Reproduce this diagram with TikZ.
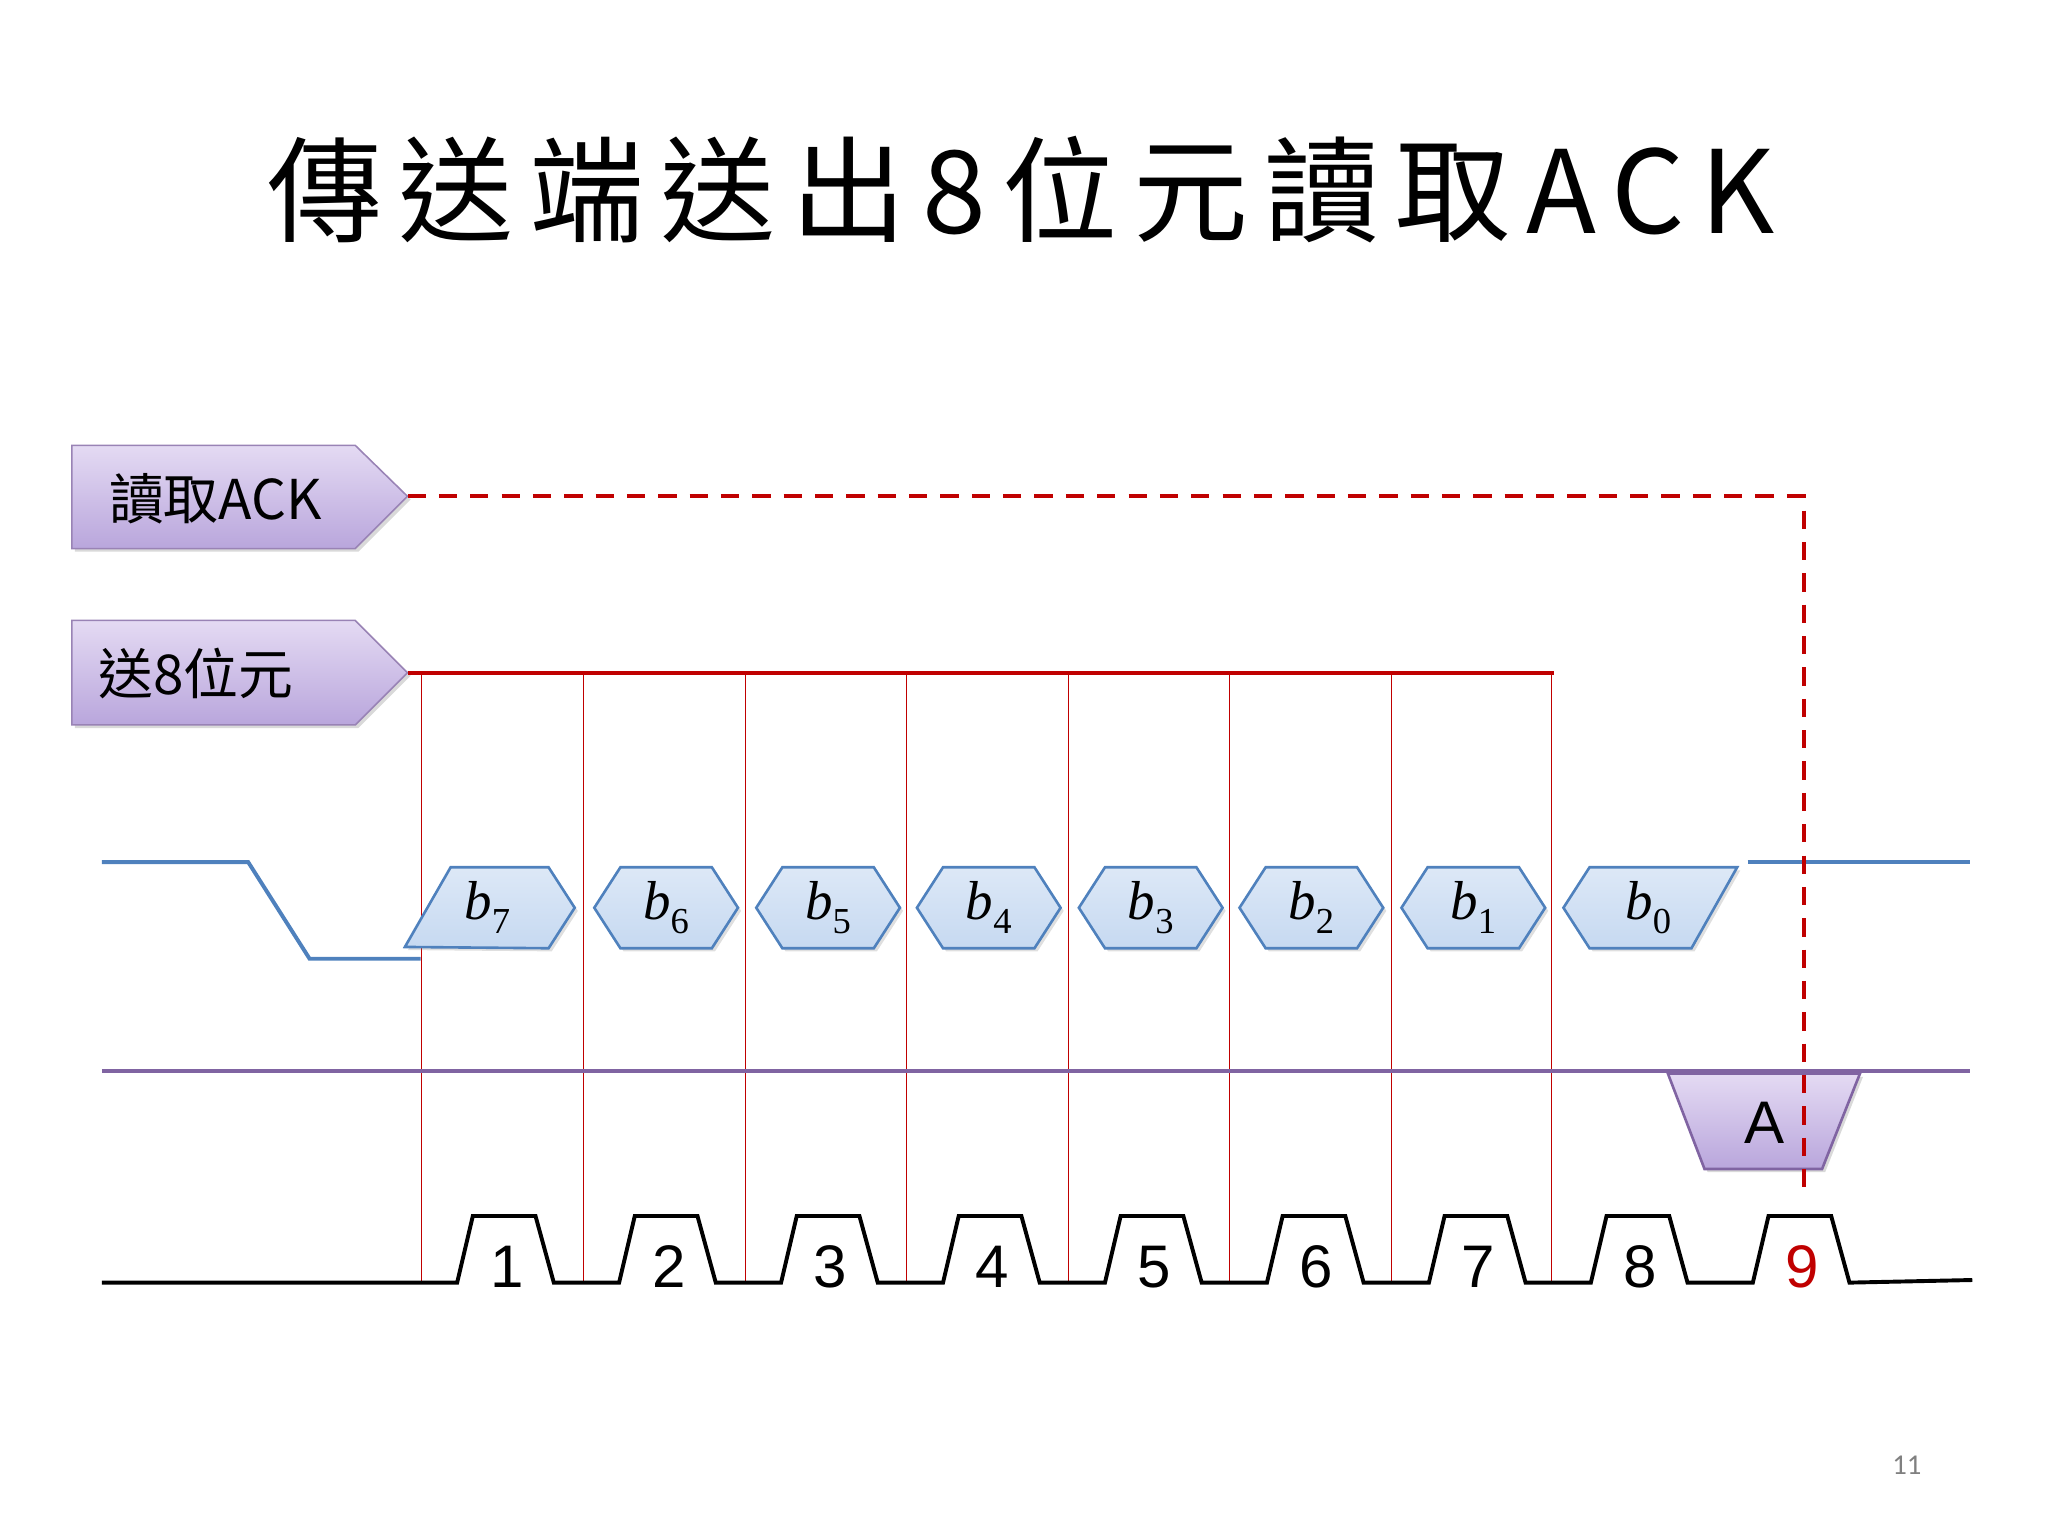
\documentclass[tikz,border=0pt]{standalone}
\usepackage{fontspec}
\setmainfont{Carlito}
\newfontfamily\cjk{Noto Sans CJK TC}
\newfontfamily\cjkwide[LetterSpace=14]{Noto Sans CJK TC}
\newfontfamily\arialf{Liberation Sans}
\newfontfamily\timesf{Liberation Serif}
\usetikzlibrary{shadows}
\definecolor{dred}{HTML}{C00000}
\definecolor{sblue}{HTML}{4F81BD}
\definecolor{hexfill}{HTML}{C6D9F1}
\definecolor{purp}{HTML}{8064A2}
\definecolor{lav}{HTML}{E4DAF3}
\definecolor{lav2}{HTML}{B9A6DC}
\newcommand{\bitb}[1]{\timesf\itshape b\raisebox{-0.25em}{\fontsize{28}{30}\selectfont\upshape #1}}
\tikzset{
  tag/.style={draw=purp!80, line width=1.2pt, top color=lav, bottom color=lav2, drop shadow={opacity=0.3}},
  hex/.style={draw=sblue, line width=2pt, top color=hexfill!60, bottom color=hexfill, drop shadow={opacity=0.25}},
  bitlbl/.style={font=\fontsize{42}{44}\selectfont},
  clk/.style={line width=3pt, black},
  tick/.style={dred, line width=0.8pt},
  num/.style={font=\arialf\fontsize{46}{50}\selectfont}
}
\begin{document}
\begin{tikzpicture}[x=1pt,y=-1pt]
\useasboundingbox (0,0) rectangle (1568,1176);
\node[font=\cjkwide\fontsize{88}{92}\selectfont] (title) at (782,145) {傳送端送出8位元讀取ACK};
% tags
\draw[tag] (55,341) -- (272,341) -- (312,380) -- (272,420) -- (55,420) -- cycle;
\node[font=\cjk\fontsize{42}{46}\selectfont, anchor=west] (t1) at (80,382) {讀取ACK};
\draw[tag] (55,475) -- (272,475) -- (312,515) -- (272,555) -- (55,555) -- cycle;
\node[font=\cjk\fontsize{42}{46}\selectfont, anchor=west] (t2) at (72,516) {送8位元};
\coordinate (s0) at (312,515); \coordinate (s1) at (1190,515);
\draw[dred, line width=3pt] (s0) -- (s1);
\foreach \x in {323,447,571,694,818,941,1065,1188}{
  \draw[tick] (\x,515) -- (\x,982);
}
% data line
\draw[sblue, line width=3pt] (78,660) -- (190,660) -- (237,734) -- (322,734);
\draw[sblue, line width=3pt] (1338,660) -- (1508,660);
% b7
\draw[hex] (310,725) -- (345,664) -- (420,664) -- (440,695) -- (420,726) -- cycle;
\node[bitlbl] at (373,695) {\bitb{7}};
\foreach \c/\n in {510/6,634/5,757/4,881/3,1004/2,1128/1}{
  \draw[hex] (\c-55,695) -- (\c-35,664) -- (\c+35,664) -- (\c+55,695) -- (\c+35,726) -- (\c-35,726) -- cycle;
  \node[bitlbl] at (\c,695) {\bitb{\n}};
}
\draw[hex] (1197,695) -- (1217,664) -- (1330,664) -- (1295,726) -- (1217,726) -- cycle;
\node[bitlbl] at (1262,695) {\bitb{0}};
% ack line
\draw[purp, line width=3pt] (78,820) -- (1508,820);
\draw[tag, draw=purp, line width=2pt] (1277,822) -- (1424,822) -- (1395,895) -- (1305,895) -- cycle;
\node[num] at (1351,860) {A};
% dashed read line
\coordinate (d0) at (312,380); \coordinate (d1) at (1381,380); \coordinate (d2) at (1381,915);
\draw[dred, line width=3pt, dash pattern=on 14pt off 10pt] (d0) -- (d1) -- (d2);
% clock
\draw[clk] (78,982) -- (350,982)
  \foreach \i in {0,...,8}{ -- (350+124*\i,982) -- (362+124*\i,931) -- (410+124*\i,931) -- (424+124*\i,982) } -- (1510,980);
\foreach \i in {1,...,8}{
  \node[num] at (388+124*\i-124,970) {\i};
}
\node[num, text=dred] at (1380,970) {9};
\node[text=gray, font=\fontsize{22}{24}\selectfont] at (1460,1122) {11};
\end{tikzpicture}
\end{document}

◆ ◆ ◆ ◆ ◆

Copy each line exactly, and leave the pictures out of your copy.

Written response:
Reproduce this diagram with TikZ.
\documentclass[tikz,border=0pt]{standalone}
\usepackage{fontspec}
\setmainfont{Carlito}
\newfontfamily\cjk{Noto Sans CJK TC}
\newfontfamily\cjkwide[LetterSpace=14]{Noto Sans CJK TC}
\newfontfamily\arialf{Liberation Sans}
\newfontfamily\timesf{Liberation Serif}
\usetikzlibrary{shadows}
\definecolor{dred}{HTML}{C00000}
\definecolor{sblue}{HTML}{4F81BD}
\definecolor{hexfill}{HTML}{C6D9F1}
\definecolor{purp}{HTML}{8064A2}
\definecolor{lav}{HTML}{E4DAF3}
\definecolor{lav2}{HTML}{B9A6DC}
\newcommand{\bitb}[1]{\timesf\itshape b\raisebox{-0.25em}{\fontsize{28}{30}\selectfont\upshape #1}}
\tikzset{
  tag/.style={draw=purp!80, line width=1.2pt, top color=lav, bottom color=lav2, drop shadow={opacity=0.3}},
  hex/.style={draw=sblue, line width=2pt, top color=hexfill!60, bottom color=hexfill, drop shadow={opacity=0.25}},
  bitlbl/.style={font=\fontsize{42}{44}\selectfont},
  clk/.style={line width=3pt, black},
  tick/.style={dred, line width=0.8pt},
  num/.style={font=\arialf\fontsize{46}{50}\selectfont}
}
\begin{document}
\begin{tikzpicture}[x=1pt,y=-1pt]
\useasboundingbox (0,0) rectangle (1568,1176);
\node[font=\cjkwide\fontsize{88}{92}\selectfont] (title) at (782,145) {傳送端送出8位元讀取ACK};
% tags
\draw[tag] (55,341) -- (272,341) -- (312,380) -- (272,420) -- (55,420) -- cycle;
\node[font=\cjk\fontsize{42}{46}\selectfont, anchor=west] (t1) at (80,382) {讀取ACK};
\draw[tag] (55,475) -- (272,475) -- (312,515) -- (272,555) -- (55,555) -- cycle;
\node[font=\cjk\fontsize{42}{46}\selectfont, anchor=west] (t2) at (72,516) {送8位元};
\coordinate (s0) at (312,515); \coordinate (s1) at (1190,515);
\draw[dred, line width=3pt] (s0) -- (s1);
\foreach \x in {323,447,571,694,818,941,1065,1188}{
  \draw[tick] (\x,515) -- (\x,982);
}
% data line
\draw[sblue, line width=3pt] (78,660) -- (190,660) -- (237,734) -- (322,734);
\draw[sblue, line width=3pt] (1338,660) -- (1508,660);
% b7
\draw[hex] (310,725) -- (345,664) -- (420,664) -- (440,695) -- (420,726) -- cycle;
\node[bitlbl] at (373,695) {\bitb{7}};
\foreach \c/\n in {510/6,634/5,757/4,881/3,1004/2,1128/1}{
  \draw[hex] (\c-55,695) -- (\c-35,664) -- (\c+35,664) -- (\c+55,695) -- (\c+35,726) -- (\c-35,726) -- cycle;
  \node[bitlbl] at (\c,695) {\bitb{\n}};
}
\draw[hex] (1197,695) -- (1217,664) -- (1330,664) -- (1295,726) -- (1217,726) -- cycle;
\node[bitlbl] at (1262,695) {\bitb{0}};
% ack line
\draw[purp, line width=3pt] (78,820) -- (1508,820);
\draw[tag, draw=purp, line width=2pt] (1277,822) -- (1424,822) -- (1395,895) -- (1305,895) -- cycle;
\node[num] at (1351,860) {A};
% dashed read line
\coordinate (d0) at (312,380); \coordinate (d1) at (1381,380); \coordinate (d2) at (1381,915);
\draw[dred, line width=3pt, dash pattern=on 14pt off 10pt] (d0) -- (d1) -- (d2);
% clock
\draw[clk] (78,982) -- (350,982)
  \foreach \i in {0,...,8}{ -- (350+124*\i,982) -- (362+124*\i,931) -- (410+124*\i,931) -- (424+124*\i,982) } -- (1510,980);
\foreach \i in {1,...,8}{
  \node[num] at (388+124*\i-124,970) {\i};
}
\node[num, text=dred] at (1380,970) {9};
\node[text=gray, font=\fontsize{22}{24}\selectfont] at (1460,1122) {11};
\end{tikzpicture}
\end{document}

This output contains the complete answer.